1971-11-01
By David Loshak
Page: 0
DAVID LOSHAK finds it difficult to see a way out of Pakistan’s dilemmas
To visit Pakistan in these days of its unremitting, and quite possibly final, crisis is to enter a looking-glass world. Nothing here is as it seems from anywhere else. The past ten months have produced a grim calendar of reckless error. Yet in Pakistan there is no acknowledgment of recklessness, only of rectitude, Government propaganda films seek to pin the full blame for this year’s carnage in East Pakistan on the Bengalis, who were the chief victims of it. In his unbalanced fulminations President Yahya Khan seeks to blame India for a situation essentially of Pakistan’s making.
The height of absurdity is perhaps reached in a recent (ghosted) book by Mr. Bhutto, the firebrand West-wing politician. If anyone, it was he, who played the most devious part in precipitating the present crisis, but in his view it was Mrs. Gandhi’s fault, and even the Indian General Election last March was merely, in his looking-glass logic, a device to discomfort Pakistan. According to Islamabad’s newspeak, the East Pakistan "displaced persons: (refugees) number not 9,000,000 (India’s and Oxfam’s figure) not even 6,000,000 (the neutral sceptics’ figure) but 2,000,000. The Government has yet to explain how it can claim to have counted people who are not, by its own admission, there to be counted. Such absurdity is sadly typical of the way Pakistan has lost touch with realities today.

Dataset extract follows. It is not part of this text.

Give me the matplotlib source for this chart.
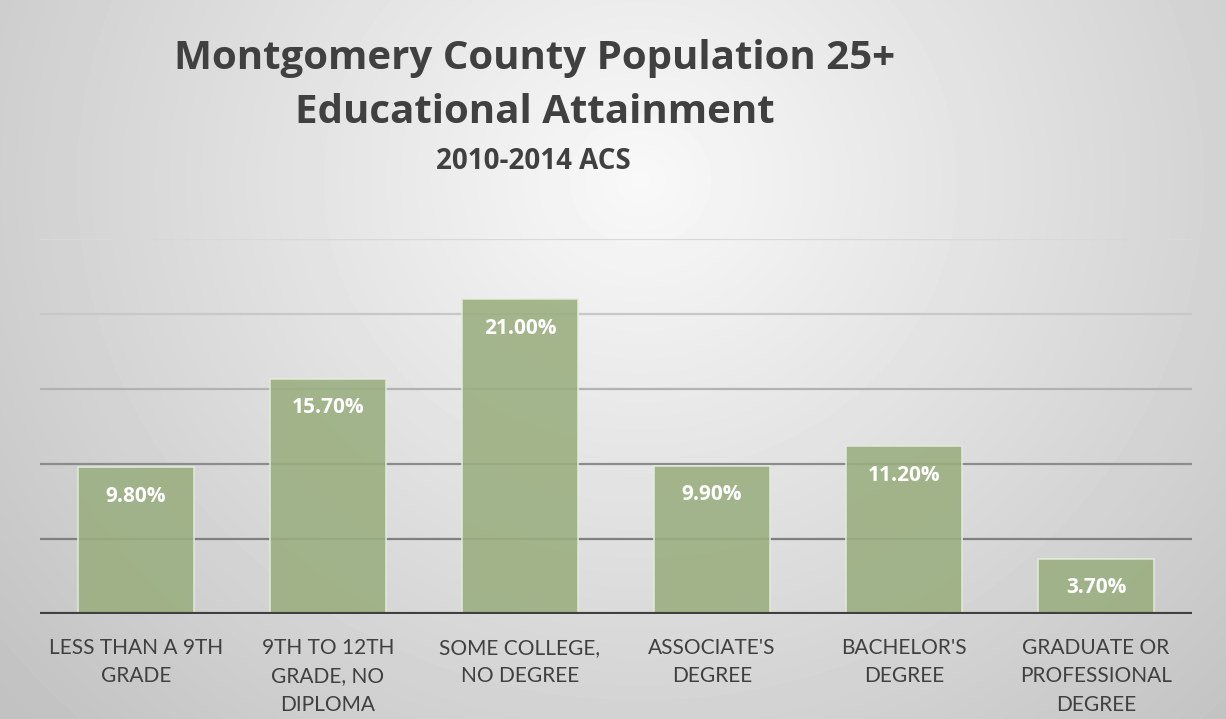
import matplotlib.pyplot as plt
import numpy as np

# chart data
categories = ["LESS THAN A 9TH\nGRADE", "9TH TO 12TH\nGRADE, NO\nDIPLOMA",
              "SOME COLLEGE,\nNO DEGREE", "ASSOCIATE'S\nDEGREE",
              "BACHELOR'S\nDEGREE", "GRADUATE OR\nPROFESSIONAL\nDEGREE"]
values = [9.8, 15.7, 21.0, 9.9, 11.2, 3.7]
grid_levels = [5, 10, 15, 20, 25]
grid_colors = ["#808080", "#8c8c8c", "#b2b2b2", "#c8c8c8", "#d8d8d8"]

plt.rcParams["font.family"] = ["Lato", "DejaVu Sans"]
bold_font = ["Open Sans", "DejaVu Sans"]

W, H = 1226, 719
fig = plt.figure(figsize=(W / 100, H / 100), dpi=100)

# radial grey background
bg = fig.add_axes([0, 0, 1, 1], zorder=-10)
yy, xx = np.mgrid[0:H, 0:W]
r = np.sqrt(((xx - 640) / 650.0) ** 2 + ((yy - 180) / 600.0) ** 2)
shade = np.clip(0.975 - 0.165 * r, 0.76, 1.0)
bg.imshow(shade, cmap="gray", vmin=0, vmax=1, aspect="auto", extent=[0, W, H, 0])
bg.axis("off")

ax = fig.add_axes([40 / W, (H - 614) / H, 1152 / W, 375 / H])
ax.patch.set_alpha(0)
x = np.arange(len(values))
bars = ax.bar(x, values, width=0.6, color="#9aae7f", alpha=0.88,
              edgecolor="#e4ecdc", linewidth=1.2, zorder=3)

for lvl, c in zip(grid_levels, grid_colors):
    ax.axhline(lvl, color=c, linewidth=1.6, zorder=1)
ax.axhline(0, color="#404040", linewidth=3, zorder=4)

for xi, v in zip(x, values):
    ax.annotate(f"{v:.2f}%", (xi, v), xytext=(0, -21), textcoords="offset points",
                ha="center", va="center", color="white", fontsize=15,
                fontweight="bold", family=bold_font, zorder=5)

ax.set_xlim(-0.5, len(values) - 0.5)
ax.set_ylim(0, 25)
ax.set_xticks(x)
ax.set_xticklabels(categories, fontsize=15, color="#404040", linespacing=1.55)
ax.tick_params(axis="x", length=0, pad=17)
ax.set_yticks([])
for s in ax.spines.values():
    s.set_visible(False)

fig.text(0.436, 0.919, "Montgomery County Population 25+", ha="center", va="center",
         fontsize=29, fontweight="bold", family=bold_font, color="#404040")
fig.text(0.436, 0.843, "Educational Attainment", ha="center", va="center",
         fontsize=29, fontweight="bold", family=bold_font, color="#404040")
fig.text(0.435, 0.776, "2010-2014 ACS", ha="center", va="center",
         fontsize=20, fontweight="bold", family=bold_font, color="#404040")

fig.savefig("out.png", dpi=100)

Those realities offer little comfort. By frustrating their own scheme for the transfer of political power to a civilian government, President Yahya and his martial law junta have maneuvered their nation into a morass of intractable problems. The civil democracy that President Yahya now proposes is the sickly stepchild of what he once promised. The new National Assembly will be hardly more than a hand-picked body: 79 of the 167 Awami league members elected last December (forming an absolute majority of the 313-member Assembly) have been debarred. The Awami League itself has been outlawed. The coming by-elections, therefore, will be a walkover for the Rightist and obscurantist alliance forged by the discredited and out-moded Moslem League parties. Few of the remaining 88 Awami Leaguers, who are being allowed to stay as Independents, are expected to take their seats: moist of them have joined the Bangladesh resistance movement or have simply gone into hiding. This implies a second massive round of by-elections.
Given the current reign of terror in the East wing, which has only marginally abated since the excesses of the summer, by-election polling is sure to be pitiably low and unrepresentative. Such an Assembly will hardly be worth the convening. It will have only nominal powers to amend the new Constitution instead of the power, once promised, to devise one. The Constitution itself is to be presented by President Yahya by Dec. 20 and will be based, he has stated, "on the national aspirations, as assessed by me." Such ersatz democracy can do little to satisfy the quickening aspirations of the millions who, voting freely for the first time a year ago, gave a clarion "Yes" for radical change.
There is also the thorny problem of Mr. Bhutto, whose People’s Party, based solely in the West wing, has 81 seats. In March, Mr. Bhutto helped to sabotage the National Assembly because he was being frozen out of constitution making by Sheikh Mujibur Rahman, the Awami League leader. Mr. Bhutto now, as cynically opportunist and power-hungry as ever, sees himself in danger of being squeezed out once more, both by the Rightist alliance and by the generals, who clearly intend to retain the levers, if not the trappings, of real political power. Mr. Bhutto is thus likely to prove a continuing irritant. If, as is likely, he attempts to exploit popular discontents for his own political purposes, and overplays his hand, Mr. Bhutto could well find himself under restraint alongside Sheikh Mujibur Rahman.